一文掌握文本语义分割：从朴素切分、Cross-Segment到阿里SeqModel

前言

之所以写本文，源于以下两点

在此文《基于LangChain+LLM的本地知识库问答：从企业单文档问答到批量文档问答》的3.5节中，我们曾分析过langchain-chatchat项目中文本分割相关的代码，当时曾提到该项目中的文档语义分割模型为达摩院开源的：nlp_bert_document-segmentation_chinese-base (这是其论文)
在此文《知识库问答LangChain+LLM的二次开发：商用时的典型问题及其改进方案》中，我们再次提到，langchain-chatchat的默认分块大小是chunk_size：250 (详见configs/model_config.py，但该系统也有个可选项，可以选择达摩院开源的语义分割模型：nlp_bert_document-segmentation_chinese-base)

考虑到在RAG中，embedding和文档语义分割、段落分割都是绕不开的关键点，故本文重点梳理下各类典型的语义分割模型

一方面，更好的促进我司第三项目组知识库问答项目的进度
二方面，把我司在这个方向上的探索、经验一定程度的通过博客分享给大家(更多深入细节则见我司的大模型项目开发线上营)

第一部分基于Cross Segment Attention的文本分割

RAG场景下，目前比较常用的文本切块方法还都是基于策略的，例如大模型应用开发框架提供的RecursiveCharacterTextSplitter方法，定义多级分割符，用上一级切割符分割后的文本块如果还是超过最大长度限制，再用第二级切割符进一步切割

Lukasik等人在论文《Text Segmentation by Cross Segment Attention》提出了三种基于transformer的分割模型架构。其中一种仅利用每个候选断点(candidate break)周围的局部上下文，而另外两种则利用来自输入的完整上下文(所谓候选断点指任何潜在的段边界，即any potential segment boundary)

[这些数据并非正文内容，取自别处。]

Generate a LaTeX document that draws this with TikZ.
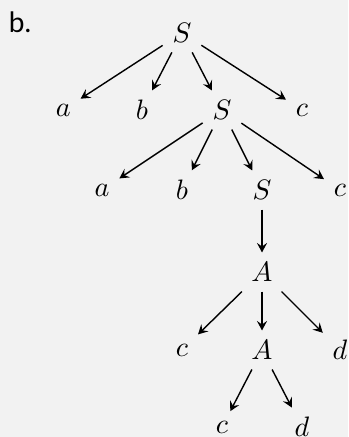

1.1 Cross-segment BERT：确定某个句子是否作为下一个段落的开头

分割模型旨在完成文档分割任务，以预测每个句子是否是文本分段的边界

在 Cross-segment BERT模型中，我们将围绕潜在段落断点的局部上下文输入到模型中：左边k个标记和右边k个标记
其中与[CLS]对应的输出隐状态被传递给softmax分类器，以便对候选断点进行分段决策

1.2 BERT+Bi-LSTM

在BERT+Bi-LSTM模型中，我们首先使用BERT对每个句子进行编码，然后将句子表示输入到Bi-LSTM中，具体而言

当用BERT编码每个句子时，所有序列都以[CLS]标记开始
$\rightarrow$ 如果分割决定是在句子级别sentence level做出的(例如，文档分割document segmentation)，我们使用[CLS]token作为LSTM的输入
$\rightarrow$ 在分词决策是在词级word level做出的情况下(例如，话语分词discourse segmentation)，我们获得BERT的完整序列输出，并使用每个词的最左边的词段作为LSTM的输入(use the left-most word-piece of each word as an input to LSTM)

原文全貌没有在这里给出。